Zarcilla establishes an oppressive claustrophobic atmosphere from nearly the moment mom and daughter step into the gothic manor. While production designer Amy Beth Addison and cinematographer Joel Honeywell capture a perfect Gothic horror vibe through shadowed corridors and cobweb-draped, dark décor, much of the early claustrophobia stems from character interactions. It’s not the estate’s haunted look that keeps Joy on edge but evading the watchful eye of Katherine or the unsettling, unconscious state of Mr. Garrett as Grace grows more stir-crazy.

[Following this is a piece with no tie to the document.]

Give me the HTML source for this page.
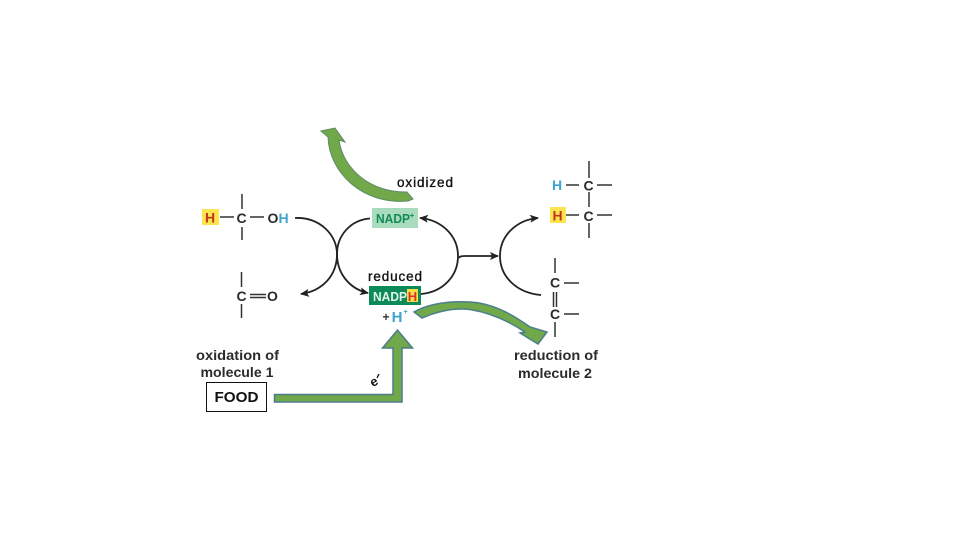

The gothic horror falls to the background as Raging Grace’s performances take center stage. Eigenmann earns easy audience empathy as the single mother with frayed nerves from an increasingly erratic child and unkind employers. Best nails Katherine’s sneering condescension, while Boadilla impresses for deftly toggling between childlike naivete and furious defiance. Hayman, who previously chilled as the central villain in Bull, does eventually enter the equation more overtly, bringing an appropriate level of menace.
It’s the twisting arcs of its antagonists that keep Raging Grace so engaging, and it’s what anchors the shifting subgenres of horror that Zarcilla employs. Gothic horror quickly veers into drama, then back again as it injects jump scares, a moody atmosphere, and a bit of supernatural to balance the reality-based terrors of Joy’s plight. Not all of it works, as some of the tonal shifts can be jarring, and the more overt horror elements can be sparse.
Paris Zarcilla’s debut is carried by the strength of its cultural specificity, perspective, and lead performers. Zarcilla wrings palpable tension from encounters and succeeds in keeping viewers on their toes through surprising revelations and the inclusion of an unpredictable child. Raging Grace is billed as a “coming-of-rage” tale, and on that, it delivers. Zarcilla’s debut makes for a fascinating horror experiment, but it’s in the deeply personal story and perspective where it shines brightest.
Raging Grace screened at FrightFest after winning the 2023 SXSW Narrative Feature Competition earlier this year. Release TBA.